The quality of the water used to dilute chemicals for cleaning and disinfecting will affect the efficiency and usage rate of those chemicals. This article examines the types of water suitable for use with many of the chemicals used inU.S. microbreweries. In general, drinking water quality is required (particularly for disinfectants), and soft water is preferred for many cleaning agents. Iron seems to have a particularly negative effect on many disinfecting agents (including chlorine dioxide, chlorine, and peracetic acid). One of the most interesting conclusions of the article is that brewers should use soft water for the initial dilution of quaternary ammoniums and hard water for more efficient rinsing.

Efficient Brewhouse Configuration

	John Mallet, "Brewery Configuration for Craft Brewing Optimization," MBAA Technical Quarterly 34 (4), pp. 252-256 (1997).

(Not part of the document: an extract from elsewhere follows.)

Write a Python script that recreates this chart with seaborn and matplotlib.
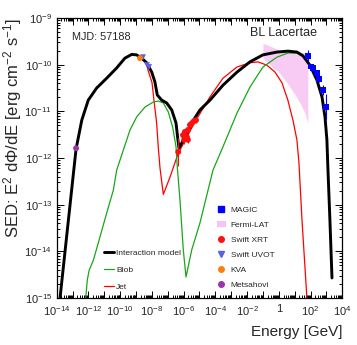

This article takes a practical look at designing and improving microbrewery operations. Mallet focuses on brewhouse capacity and efficiency and looks at alternative configurations to increase brewhouse throughput. He discusses hot-side aeration, and although the effects of hot-side aeration are a matter of opinion Mallet offers some inexpensive and effective methods for controlling oxidation that are certainly worth considering (for example, Mallet recommends eliminating an open grant and replacing it with a variable speed pump and check valve for lauter run-off). Wort cooling and liquor requirements are well addressed and the article concludes with some valuable safety tips centered on brewpub operations.

Fining Performance

	R.V. Leather, "From Field to Firkin: An Integrated Approach to Beer Clarification and Quality," Journal of the Institute of Brewing 104 (1), pp. 9-18 (January/February 1998).

This excellent article covers all the factors in brewing destined to affect beer clarification, with a focus on isinglass finings. It discusses the role of kettle finings, auxiliary finings, and process variables in isinglass fining performance. The strength of the article is that it discusses the relationship between initial raw materials and processing before fining and their final effect on the fining's performance. It also discusses contaminant levels in fining agents (they are found to be significantly lower than the levels found in beer) and the relative effect finings have on filtration performance and foam stability (many beers fined with isinglass demonstrate improved foam stability). If you are currently using isinglass or copper finings in your brewery, or plan to in the future, this article is an excellent reference that covers most of what you need to know.